More tech companies are carrying out large-scale layoffs, citing AI investment and expanded efficiency. Some see it as unclear whether the moves will lead to the intended results.
A Challenger, Gray & Christmas report in early April said U.S. tech companies have announced 52,050 job cuts so far in 2026, including 18,720 in March alone. First-quarter layoffs in the tech industry rose 40 percent from a year earlier.
Block, the fintech company behind Square and Cash App, said in February it would cut its workforce by 40 percent. Oracle and Snap have also begun large-scale layoffs over the past few weeks. More recently, Microsoft and Meta announced plans for major job cuts citing AI.
Meta laid out a plan to cut about 8,000 jobs. Microsoft began a voluntary separation program for U.S. employees. If not enough people leave voluntarily, it is expected to lead to large-scale layoffs.
According to a recent Wall Street Journal report, companies carrying out layoffs want them to be seen not as a sign something is wrong, but as confidence in a future in which AI replaces many workers. Jack Dorsey (잭 도시), Block's CEO, also said when announcing the layoff plan that it was "not a decision made because things are hard."
The race among big tech companies to invest in AI infrastructure is intensifying. Borrowing the Wall Street Journal's phrasing, the companies are in a game of chicken over capital spending.
The companies are spending huge sums on AI chips and building data centres, saying they must do so to lead the AI race. Combined capital spending this year by four tech companies—Alphabet, Google's parent, Meta, Amazon and Microsoft—is expected to reach $674 billion. That is well more than double the level of two years ago, when AI enthusiasm was already rising.
Amid these conditions, competition is intensifying among companies seeking to show they can do more with AI. The Wall Street Journal reported that this is leading companies to plough the savings from layoffs back into investments in expensive chips.
Tech companies hired heavily during the COVID-19 pandemic and have been shedding weight through layoffs in recent years.

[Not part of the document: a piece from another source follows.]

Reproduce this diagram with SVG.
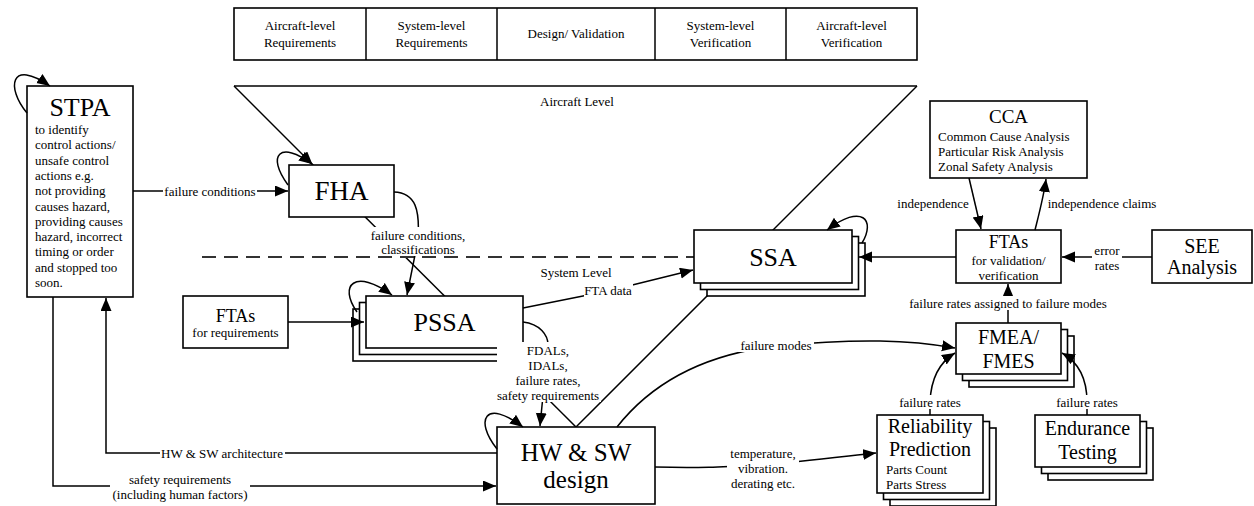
<svg xmlns="http://www.w3.org/2000/svg" width="1254" height="506" viewBox="0 0 1254 506" font-family="'Liberation Serif', 'DejaVu Serif', serif">
  <style>
    text { font-family: "Liberation Serif", "DejaVu Serif", serif; fill: #000; }
    .box { fill: #fff; stroke: #000; stroke-width: 1.6; }
    .edge { fill: none; stroke: #000; stroke-width: 1.5; }
    .frame { fill: none; stroke: #000; stroke-width: 1.5; }
    .dash { fill: none; stroke: #333; stroke-width: 2; stroke-dasharray: 14 8; }
    .bg { fill: #fff; }
    .c { text-anchor: middle; }
    .s13 { font-size: 13px; }
    .s18 { font-size: 18px; }
    .s20 { font-size: 20px; }
    .s25 { font-size: 25px; }
    .s26 { font-size: 26px; }
    .s27 { font-size: 27px; }
  </style>
  <defs>
    <marker id="arrow" markerUnits="userSpaceOnUse" markerWidth="14" markerHeight="12" refX="13" refY="5.5" orient="auto">
      <path d="M0,0 L13,5.5 L0,11 z" fill="#000"/>
    </marker>
  </defs>

  <rect width="1254" height="506" fill="#fff"/>

  <!-- lifecycle phase header -->
  <g id="phases">
    <rect class="box" x="234" y="8" width="683" height="52"/>
    <line class="frame" x1="366" y1="8" x2="366" y2="60"/>
    <line class="frame" x1="497" y1="8" x2="497" y2="60"/>
    <line class="frame" x1="655" y1="8" x2="655" y2="60"/>
    <line class="frame" x1="786" y1="8" x2="786" y2="60"/>
    <text class="c s13" x="300" y="29.5">Aircraft-level</text>
    <text class="c s13" x="300" y="46.5">Requirements</text>
    <text class="c s13" x="431.5" y="29.5">System-level</text>
    <text class="c s13" x="431.5" y="46.5">Requirements</text>
    <text class="c s13" x="576" y="38">Design/ Validation</text>
    <text class="c s13" x="720.5" y="29.5">System-level</text>
    <text class="c s13" x="720.5" y="46.5">Verification</text>
    <text class="c s13" x="851.5" y="29.5">Aircraft-level</text>
    <text class="c s13" x="851.5" y="46.5">Verification</text>
  </g>

  <!-- V-model frame and level boundary -->
  <g id="levels">
    <line class="frame" x1="234" y1="86" x2="917" y2="86"/>
    <path class="frame" d="M234,86 L312.5,164.5" marker-end="url(#arrow)"/>
    <line class="frame" x1="312" y1="164" x2="576" y2="427"/>
    <line class="frame" x1="917" y1="86" x2="576" y2="427"/>
    <line class="dash" x1="202" y1="257" x2="694" y2="257"/>
    <text class="c s13" x="577" y="106">Aircraft Level</text>
    <text class="c s13" x="576" y="277">System Level</text>
  </g>

  <g id="stpa">
    <rect class="box" x="27" y="86" width="106" height="211"/>
    <text class="c s26" x="80" y="116">STPA</text>
    <text class="s13" x="35" y="134">to identify</text>
    <text class="s13" x="35" y="149.3">control actions/</text>
    <text class="s13" x="35" y="164.6">unsafe control</text>
    <text class="s13" x="35" y="179.9">actions e.g.</text>
    <text class="s13" x="35" y="195.2">not providing</text>
    <text class="s13" x="35" y="210.5">causes hazard,</text>
    <text class="s13" x="35" y="225.8">providing causes</text>
    <text class="s13" x="35" y="241.1">hazard, incorrect</text>
    <text class="s13" x="35" y="256.4">timing or order</text>
    <text class="s13" x="35" y="271.7">and stopped too</text>
    <text class="s13" x="35" y="287">soon.</text>
  </g>

  <g id="fha">
    <rect class="box" x="289" y="165" width="105" height="52"/>
    <text class="c s27" x="341.5" y="200">FHA</text>
  </g>

  <g id="ftas-req">
    <rect class="box" x="183" y="296" width="105" height="52"/>
    <text class="c s18" x="235.5" y="322">FTAs</text>
    <text class="c s13" x="235.5" y="337">for requirements</text>
  </g>

  <g id="pssa">
    <rect class="box" x="353" y="309" width="157" height="52"/>
    <rect class="box" x="359.5" y="302.5" width="157" height="52"/>
    <rect class="box" x="366" y="296" width="157" height="52"/>
    <text class="c s26" x="444.5" y="331">PSSA</text>
  </g>

  <g id="ssa">
    <rect class="box" x="707" y="243" width="158" height="53"/>
    <rect class="box" x="700.5" y="236.5" width="158" height="53"/>
    <rect class="box" x="694" y="230" width="158" height="53"/>
    <text class="c s26" x="773" y="266">SSA</text>
  </g>

  <g id="hwsw">
    <rect class="box" x="497" y="427" width="158" height="77"/>
    <text class="c s25" x="576" y="461">HW &amp; SW</text>
    <text class="c s25" x="576" y="488">design</text>
  </g>

  <g id="cca">
    <rect class="box" x="930" y="101" width="157" height="77"/>
    <text class="c" style="font-size:19px" x="1008.5" y="123">CCA</text>
    <text class="s13" x="938" y="141">Common Cause Analysis</text>
    <text class="s13" x="938" y="156">Particular Risk Analysis</text>
    <text class="s13" x="938" y="171">Zonal Safety Analysis</text>
  </g>

  <g id="ftas-vv">
    <rect class="box" x="956" y="230" width="105" height="53"/>
    <text class="c s18" x="1008.5" y="248">FTAs</text>
    <text class="c s13" x="1008.5" y="265">for validation/</text>
    <text class="c s13" x="1008.5" y="280">verification</text>
  </g>

  <g id="see">
    <rect class="box" x="1152" y="230" width="100" height="53"/>
    <text class="c s20" x="1202" y="253">SEE</text>
    <text class="c s20" x="1202" y="274">Analysis</text>
  </g>

  <g id="fmea">
    <rect class="box" x="969" y="336" width="105" height="51"/>
    <rect class="box" x="962.5" y="329.5" width="105" height="51"/>
    <rect class="box" x="956" y="323" width="105" height="51"/>
    <text class="c s20" x="1008.5" y="344">FMEA/</text>
    <text class="c s20" x="1008.5" y="368">FMES</text>
  </g>

  <g id="reliability">
    <rect class="box" x="890" y="428" width="106" height="78"/>
    <rect class="box" x="883.5" y="421.5" width="106" height="78"/>
    <rect class="box" x="877" y="415" width="106" height="78"/>
    <text class="c s20" x="930" y="433">Reliability</text>
    <text class="c s20" x="930" y="456">Prediction</text>
    <text class="s13" x="886" y="474">Parts Count</text>
    <text class="s13" x="886" y="489">Parts Stress</text>
  </g>

  <g id="endurance">
    <rect class="box" x="1048" y="428" width="105" height="52"/>
    <rect class="box" x="1041.5" y="421.5" width="105" height="52"/>
    <rect class="box" x="1035" y="415" width="105" height="52"/>
    <text class="c s20" x="1087.5" y="435">Endurance</text>
    <text class="c s20" x="1087.5" y="459">Testing</text>
  </g>

  <!-- connectors -->
  <g id="connectors">
    <!-- self loops -->
    <path class="edge" d="M27,113 C6,88 10,58 50,86" marker-end="url(#arrow)"/>
    <path class="edge" d="M288,185 C266,155 280,140 312,164" marker-end="url(#arrow)"/>
    <path class="edge" d="M357,312 C338,285 355,268 392,295" marker-end="url(#arrow)"/>
    <path class="edge" d="M862,243 C876,220 862,203 827,230" marker-end="url(#arrow)"/>
    <path class="edge" d="M497,449 C474,420 485,398 523,427" marker-end="url(#arrow)"/>

    <path class="edge" d="M133,191 L288,191" marker-end="url(#arrow)"/>
    <path class="edge" d="M394,192 C416,193 420,210 418,240 L407,295" marker-end="url(#arrow)"/>
    <path class="edge" d="M288,322 L364,322" marker-end="url(#arrow)"/>
    <path class="edge" d="M523,308 L608,291 L693,270" marker-end="url(#arrow)"/>
    <path class="edge" d="M523,322 C540,324 548,335 548,345 L540,426" marker-end="url(#arrow)"/>
    <path class="edge" d="M497,453 L106,453 L106,298" marker-end="url(#arrow)"/>
    <path class="edge" d="M53,297 L53,486 L496,486" marker-end="url(#arrow)"/>
    <path class="edge" d="M617,427 C650,385 700,355 776,346 C860,338 910,340 955,348" marker-end="url(#arrow)"/>
    <path class="edge" d="M655,467 C700,468 720,467 763,465 C800,462 840,457 876,453" marker-end="url(#arrow)"/>
    <path class="edge" d="M930,415 L930,402 C931,378 940,362 955,353" marker-end="url(#arrow)"/>
    <path class="edge" d="M1087,415 L1087,402 C1087,378 1078,362 1062,353" marker-end="url(#arrow)"/>
    <path class="edge" d="M1008,323 L1008,284" marker-end="url(#arrow)"/>
    <path class="edge" d="M956,257 L859,257" marker-end="url(#arrow)"/>
    <path class="edge" d="M1152,257 L1062,257" marker-end="url(#arrow)"/>
    <path class="edge" d="M969,178 L981,229" marker-end="url(#arrow)"/>
    <path class="edge" d="M1035,230 C1040,210 1044,195 1046,179" marker-end="url(#arrow)"/>

    <!-- edge labels -->
    <rect class="bg" x="163" y="184" width="94" height="14"/>
    <text class="c s13" x="210" y="195.5">failure conditions</text>

    <rect class="bg" x="370" y="227" width="96" height="29"/>
    <text class="c s13" x="418" y="239.5">failure conditions,</text>
    <text class="c s13" x="418" y="254">classifications</text>

    <rect class="bg" x="584" y="284" width="49" height="13"/>
    <text class="c s13" x="608" y="294.5">FTA data</text>

    <rect class="bg" x="497" y="342" width="104" height="60"/>
    <text class="c s13" x="548" y="354.5">FDALs,</text>
    <text class="c s13" x="548" y="369.5">IDALs,</text>
    <text class="c s13" x="548" y="384.5">failure rates,</text>
    <text class="c s13" x="548" y="399.5">safety requirements</text>

    <rect class="bg" x="160" y="446" width="125" height="14"/>
    <text class="c s13" x="222" y="457.5">HW &amp; SW architecture</text>

    <rect class="bg" x="110" y="471" width="140" height="30"/>
    <text class="c s13" x="180" y="483.5">safety requirements</text>
    <text class="c s13" x="180" y="498.5">(including human factors)</text>

    <rect class="bg" x="738" y="338" width="76" height="14"/>
    <text class="c s13" x="776" y="349.5">failure modes</text>

    <rect class="bg" x="727" y="445" width="72" height="45"/>
    <text class="c s13" x="763" y="457.5">temperature,</text>
    <text class="c s13" x="763" y="472.5">vibration.</text>
    <text class="c s13" x="763" y="487.5">derating etc.</text>

    <rect class="bg" x="899" y="395" width="62" height="14"/>
    <text class="c s13" x="930" y="406.5">failure rates</text>
    <rect class="bg" x="1056" y="395" width="62" height="14"/>
    <text class="c s13" x="1087" y="406.5">failure rates</text>

    <rect class="bg" x="907" y="296" width="202" height="14"/>
    <text class="c s13" x="1008" y="307.5">failure rates assigned to failure modes</text>

    <rect class="bg" x="898" y="196" width="70" height="14"/>
    <text class="c s13" x="933" y="207.5">independence</text>
    <rect class="bg" x="1046" y="196" width="112" height="14"/>
    <text class="c s13" x="1102" y="207.5">independence claims</text>

    <rect class="bg" x="1092" y="242" width="30" height="30"/>
    <text class="c s13" x="1107" y="254.5">error</text>
    <text class="c s13" x="1107" y="269.5">rates</text>
  </g>
</svg>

Tech companies believe operations will not suffer even if they reduce headcount. Since revenue per employee is widely seen as a key metric for measuring efficiency, there are also signs some view layoffs as a way to appeal more to investors.
But it is uncertain whether the outcomes will match what tech companies intend and want.
According to the Wall Street Journal, efforts by tech companies to package layoffs as foresight for the AI era could lead to unintended risks.
First, large-scale layoffs can hurt employee morale and drive other workers to leave. The Wall Street Journal reported that no matter how capable AI is, companies will still need people who understand the business model, deal with customers and, more importantly, ensure AI tools are safe.
Layoffs could also reinforce public perceptions that AI is the main culprit in reducing jobs. That could strengthen anti-AI sentiment or moves to regulate it. For companies pouring massive funds into staying ahead in competition, a rise in backlash against AI is the scenario they most want to avoid, the Wall Street Journal reported.
Large capital spending plans are also not always well received by investors. Recently, a sense of concern has been growing. Tesla shares fell 4 percent after it raised its spending target to $25 billion this year, the Wall Street Journal reported.